When it's time to opt into benefits, you may choose to earn on your ex-spouse's record if they earned more income than you did. The Social Security Administration (SSA) determines how much your benefit will be and adds money to that amount to equal at least one-half of your ex-spouse's benefit. You will be paid the larger of the two benefits if you earn more than your ex, however. You may only receive one benefit so you cannot simply add your spouse's benefit to your own.
The money you earn does not affect your ex's benefit and they are not informed about the benefit. The SSA will automatically calculate the benefit if you provide them with your ex's information, dates of marriage, and dates of divorce. One big caveat, however, is that you must have been married for at least ten years to benefit from your ex's earnings record. Consider postponing your divorce if you are near the ten-year mark so that you can take advantage of this benefit and be paid the highest possible retirement amount.
Marital Property Includes Retirement Plans
Regardless of how much you have saved or failed to save for your retirement, divorce presents the parties with a way of using martial property to benefit. While not all types of retirement accounts are considered marital property, many are, including 401(k) plans. Marital property includes any funds added to a retirement account since the date of the marriage.
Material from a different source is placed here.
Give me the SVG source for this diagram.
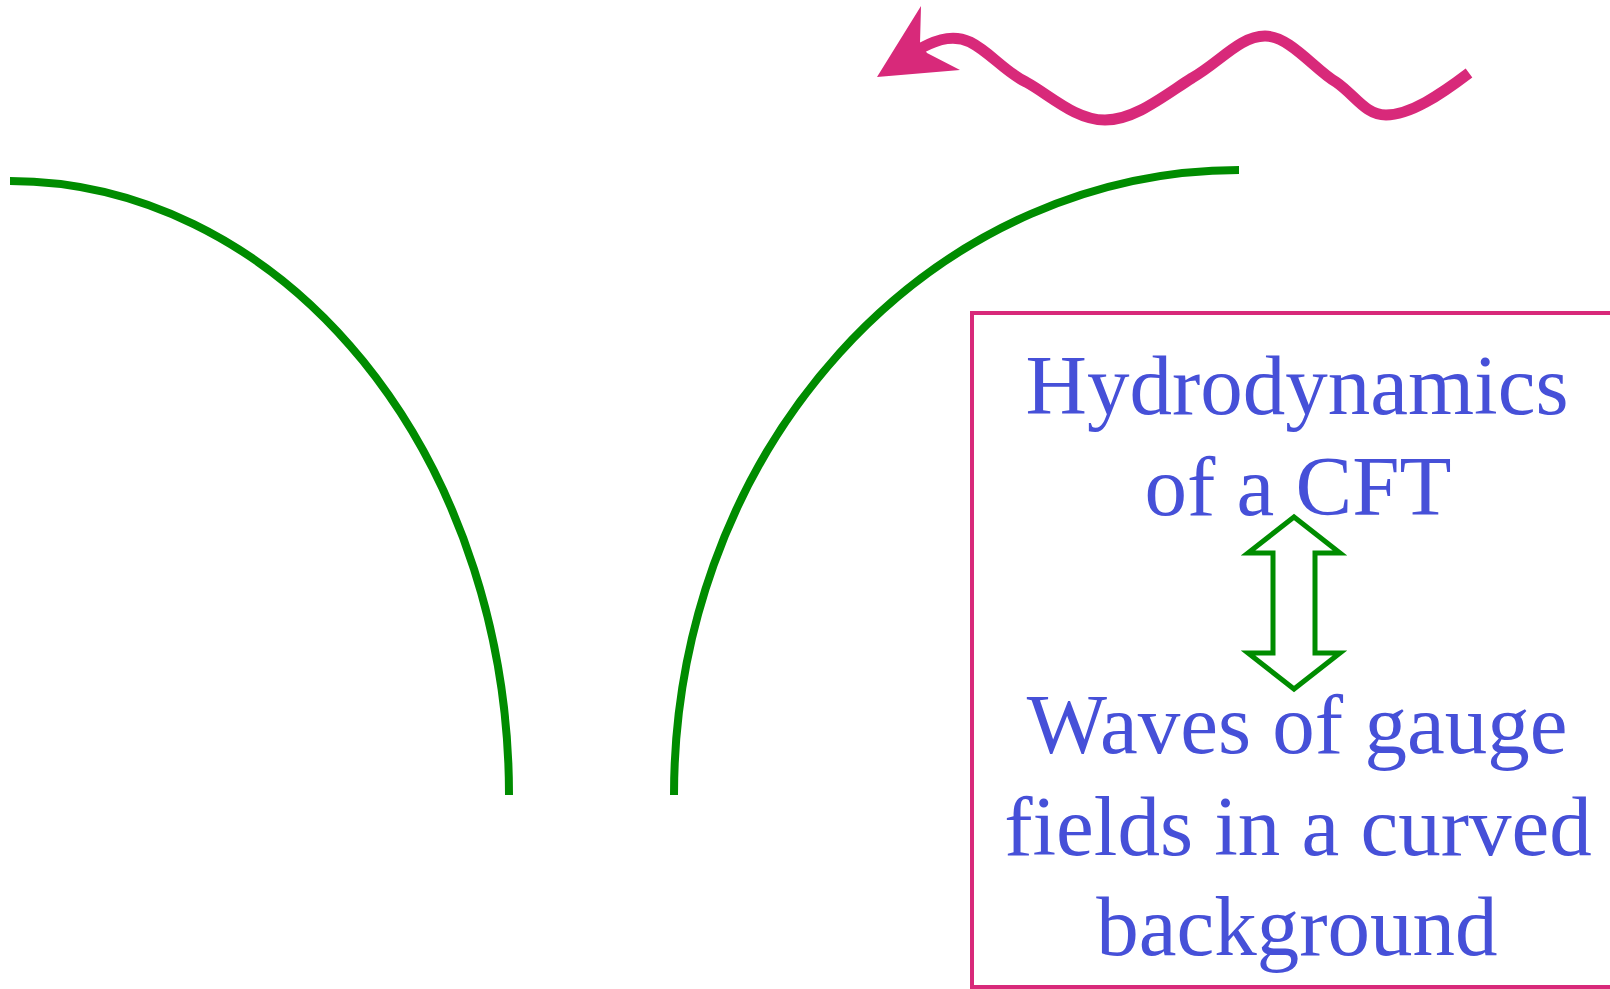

The ownership of the plan or who added the money is irrelevant for divorce purposes.
The means to obtain your share of marital property is by way of a QDRO. The qualified domestic relations order is presented to the family court lawyer during the divorce process. The order allows for the removal of funds for marital property reasons and keeps the parties from paying penalties and fees associated with the early removal of retirement funds. The funds must be listed as income unless you roll them over into your own retirement account.